**EXERCISE REQUIREMENTS:**
The listing below should be written out exactly; please include all of it.

**SUPPLIED MATERIAL:**
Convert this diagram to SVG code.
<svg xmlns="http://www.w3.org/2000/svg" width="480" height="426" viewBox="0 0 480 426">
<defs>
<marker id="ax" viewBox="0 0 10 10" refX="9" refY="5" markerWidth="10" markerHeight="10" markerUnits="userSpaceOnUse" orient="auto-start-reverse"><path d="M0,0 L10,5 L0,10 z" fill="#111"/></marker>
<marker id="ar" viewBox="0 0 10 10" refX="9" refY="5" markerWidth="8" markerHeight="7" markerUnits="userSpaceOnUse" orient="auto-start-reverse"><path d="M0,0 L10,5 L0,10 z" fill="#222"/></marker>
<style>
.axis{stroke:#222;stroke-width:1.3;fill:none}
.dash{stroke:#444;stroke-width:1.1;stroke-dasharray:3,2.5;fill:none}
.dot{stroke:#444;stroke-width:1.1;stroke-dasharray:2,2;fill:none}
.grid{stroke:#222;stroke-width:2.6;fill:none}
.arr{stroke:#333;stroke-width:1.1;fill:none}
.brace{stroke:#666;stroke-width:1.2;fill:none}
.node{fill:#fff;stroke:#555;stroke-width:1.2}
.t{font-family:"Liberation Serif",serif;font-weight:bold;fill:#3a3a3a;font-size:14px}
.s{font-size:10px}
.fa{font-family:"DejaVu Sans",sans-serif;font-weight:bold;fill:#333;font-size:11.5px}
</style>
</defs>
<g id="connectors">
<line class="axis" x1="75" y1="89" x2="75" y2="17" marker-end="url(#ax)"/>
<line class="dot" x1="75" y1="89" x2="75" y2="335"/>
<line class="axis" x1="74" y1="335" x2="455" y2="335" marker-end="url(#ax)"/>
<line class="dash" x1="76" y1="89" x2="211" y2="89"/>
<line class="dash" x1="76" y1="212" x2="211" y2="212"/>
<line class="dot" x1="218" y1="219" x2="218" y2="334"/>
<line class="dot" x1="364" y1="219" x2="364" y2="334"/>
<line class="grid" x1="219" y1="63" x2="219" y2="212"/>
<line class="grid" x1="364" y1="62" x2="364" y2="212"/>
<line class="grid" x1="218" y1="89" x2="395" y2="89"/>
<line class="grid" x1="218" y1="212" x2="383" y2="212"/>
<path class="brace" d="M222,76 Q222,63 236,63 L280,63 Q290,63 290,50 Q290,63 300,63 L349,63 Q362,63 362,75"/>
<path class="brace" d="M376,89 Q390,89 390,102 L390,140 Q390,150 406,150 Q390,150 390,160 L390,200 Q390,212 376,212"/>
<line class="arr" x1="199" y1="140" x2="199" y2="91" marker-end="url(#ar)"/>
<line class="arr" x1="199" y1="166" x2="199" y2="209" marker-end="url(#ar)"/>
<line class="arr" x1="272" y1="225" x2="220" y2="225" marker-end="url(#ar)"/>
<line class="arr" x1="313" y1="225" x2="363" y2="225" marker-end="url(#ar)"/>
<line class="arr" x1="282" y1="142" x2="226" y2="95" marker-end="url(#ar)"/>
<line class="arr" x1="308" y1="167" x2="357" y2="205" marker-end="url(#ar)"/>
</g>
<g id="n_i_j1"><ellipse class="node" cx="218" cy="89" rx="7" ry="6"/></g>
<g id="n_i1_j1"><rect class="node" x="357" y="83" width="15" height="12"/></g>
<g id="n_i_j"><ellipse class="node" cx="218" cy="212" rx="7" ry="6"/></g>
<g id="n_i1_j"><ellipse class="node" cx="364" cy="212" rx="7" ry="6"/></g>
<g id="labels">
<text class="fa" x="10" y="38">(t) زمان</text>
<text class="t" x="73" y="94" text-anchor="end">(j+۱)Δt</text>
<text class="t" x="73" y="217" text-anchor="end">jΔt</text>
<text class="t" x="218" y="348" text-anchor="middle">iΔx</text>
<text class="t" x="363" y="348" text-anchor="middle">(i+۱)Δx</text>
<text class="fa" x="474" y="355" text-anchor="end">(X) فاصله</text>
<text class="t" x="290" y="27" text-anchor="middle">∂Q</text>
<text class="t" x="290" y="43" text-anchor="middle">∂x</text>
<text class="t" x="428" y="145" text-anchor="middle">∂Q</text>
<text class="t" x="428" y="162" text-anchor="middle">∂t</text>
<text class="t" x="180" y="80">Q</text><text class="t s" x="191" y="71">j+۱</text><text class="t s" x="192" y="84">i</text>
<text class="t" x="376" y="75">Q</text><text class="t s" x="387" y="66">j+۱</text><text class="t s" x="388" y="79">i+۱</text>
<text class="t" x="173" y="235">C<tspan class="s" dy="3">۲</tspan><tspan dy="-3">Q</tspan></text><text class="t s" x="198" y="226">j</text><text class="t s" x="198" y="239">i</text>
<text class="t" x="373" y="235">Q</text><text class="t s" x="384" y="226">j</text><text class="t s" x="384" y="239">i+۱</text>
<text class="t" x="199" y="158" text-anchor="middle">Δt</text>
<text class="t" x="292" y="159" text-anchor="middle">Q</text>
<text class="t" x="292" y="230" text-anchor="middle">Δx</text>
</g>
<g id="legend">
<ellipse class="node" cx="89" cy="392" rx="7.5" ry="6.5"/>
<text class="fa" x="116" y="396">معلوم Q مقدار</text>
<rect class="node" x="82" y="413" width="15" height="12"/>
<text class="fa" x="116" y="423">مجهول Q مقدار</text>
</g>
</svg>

**TASK ANSWER:**
Convert this diagram to SVG code.
<svg xmlns="http://www.w3.org/2000/svg" width="480" height="426" viewBox="0 0 480 426">
<defs>
<marker id="ax" viewBox="0 0 10 10" refX="9" refY="5" markerWidth="10" markerHeight="10" markerUnits="userSpaceOnUse" orient="auto-start-reverse"><path d="M0,0 L10,5 L0,10 z" fill="#111"/></marker>
<marker id="ar" viewBox="0 0 10 10" refX="9" refY="5" markerWidth="8" markerHeight="7" markerUnits="userSpaceOnUse" orient="auto-start-reverse"><path d="M0,0 L10,5 L0,10 z" fill="#222"/></marker>
<style>
.axis{stroke:#222;stroke-width:1.3;fill:none}
.dash{stroke:#444;stroke-width:1.1;stroke-dasharray:3,2.5;fill:none}
.dot{stroke:#444;stroke-width:1.1;stroke-dasharray:2,2;fill:none}
.grid{stroke:#222;stroke-width:2.6;fill:none}
.arr{stroke:#333;stroke-width:1.1;fill:none}
.brace{stroke:#666;stroke-width:1.2;fill:none}
.node{fill:#fff;stroke:#555;stroke-width:1.2}
.t{font-family:"Liberation Serif",serif;font-weight:bold;fill:#3a3a3a;font-size:14px}
.s{font-size:10px}
.fa{font-family:"DejaVu Sans",sans-serif;font-weight:bold;fill:#333;font-size:11.5px}
</style>
</defs>
<g id="connectors">
<line class="axis" x1="75" y1="89" x2="75" y2="17" marker-end="url(#ax)"/>
<line class="dot" x1="75" y1="89" x2="75" y2="335"/>
<line class="axis" x1="74" y1="335" x2="455" y2="335" marker-end="url(#ax)"/>
<line class="dash" x1="76" y1="89" x2="211" y2="89"/>
<line class="dash" x1="76" y1="212" x2="211" y2="212"/>
<line class="dot" x1="218" y1="219" x2="218" y2="334"/>
<line class="dot" x1="364" y1="219" x2="364" y2="334"/>
<line class="grid" x1="219" y1="63" x2="219" y2="212"/>
<line class="grid" x1="364" y1="62" x2="364" y2="212"/>
<line class="grid" x1="218" y1="89" x2="395" y2="89"/>
<line class="grid" x1="218" y1="212" x2="383" y2="212"/>
<path class="brace" d="M222,76 Q222,63 236,63 L280,63 Q290,63 290,50 Q290,63 300,63 L349,63 Q362,63 362,75"/>
<path class="brace" d="M376,89 Q390,89 390,102 L390,140 Q390,150 406,150 Q390,150 390,160 L390,200 Q390,212 376,212"/>
<line class="arr" x1="199" y1="140" x2="199" y2="91" marker-end="url(#ar)"/>
<line class="arr" x1="199" y1="166" x2="199" y2="209" marker-end="url(#ar)"/>
<line class="arr" x1="272" y1="225" x2="220" y2="225" marker-end="url(#ar)"/>
<line class="arr" x1="313" y1="225" x2="363" y2="225" marker-end="url(#ar)"/>
<line class="arr" x1="282" y1="142" x2="226" y2="95" marker-end="url(#ar)"/>
<line class="arr" x1="308" y1="167" x2="357" y2="205" marker-end="url(#ar)"/>
</g>
<g id="n_i_j1"><ellipse class="node" cx="218" cy="89" rx="7" ry="6"/></g>
<g id="n_i1_j1"><rect class="node" x="357" y="83" width="15" height="12"/></g>
<g id="n_i_j"><ellipse class="node" cx="218" cy="212" rx="7" ry="6"/></g>
<g id="n_i1_j"><ellipse class="node" cx="364" cy="212" rx="7" ry="6"/></g>
<g id="labels">
<text class="fa" x="10" y="38">(t) زمان</text>
<text class="t" x="73" y="94" text-anchor="end">(j+۱)Δt</text>
<text class="t" x="73" y="217" text-anchor="end">jΔt</text>
<text class="t" x="218" y="348" text-anchor="middle">iΔx</text>
<text class="t" x="363" y="348" text-anchor="middle">(i+۱)Δx</text>
<text class="fa" x="474" y="355" text-anchor="end">(X) فاصله</text>
<text class="t" x="290" y="27" text-anchor="middle">∂Q</text>
<text class="t" x="290" y="43" text-anchor="middle">∂x</text>
<text class="t" x="428" y="145" text-anchor="middle">∂Q</text>
<text class="t" x="428" y="162" text-anchor="middle">∂t</text>
<text class="t" x="180" y="80">Q</text><text class="t s" x="191" y="71">j+۱</text><text class="t s" x="192" y="84">i</text>
<text class="t" x="376" y="75">Q</text><text class="t s" x="387" y="66">j+۱</text><text class="t s" x="388" y="79">i+۱</text>
<text class="t" x="173" y="235">C<tspan class="s" dy="3">۲</tspan><tspan dy="-3">Q</tspan></text><text class="t s" x="198" y="226">j</text><text class="t s" x="198" y="239">i</text>
<text class="t" x="373" y="235">Q</text><text class="t s" x="384" y="226">j</text><text class="t s" x="384" y="239">i+۱</text>
<text class="t" x="199" y="158" text-anchor="middle">Δt</text>
<text class="t" x="292" y="159" text-anchor="middle">Q</text>
<text class="t" x="292" y="230" text-anchor="middle">Δx</text>
</g>
<g id="legend">
<ellipse class="node" cx="89" cy="392" rx="7.5" ry="6.5"/>
<text class="fa" x="116" y="396">معلوم Q مقدار</text>
<rect class="node" x="82" y="413" width="15" height="12"/>
<text class="fa" x="116" y="423">مجهول Q مقدار</text>
</g>
</svg>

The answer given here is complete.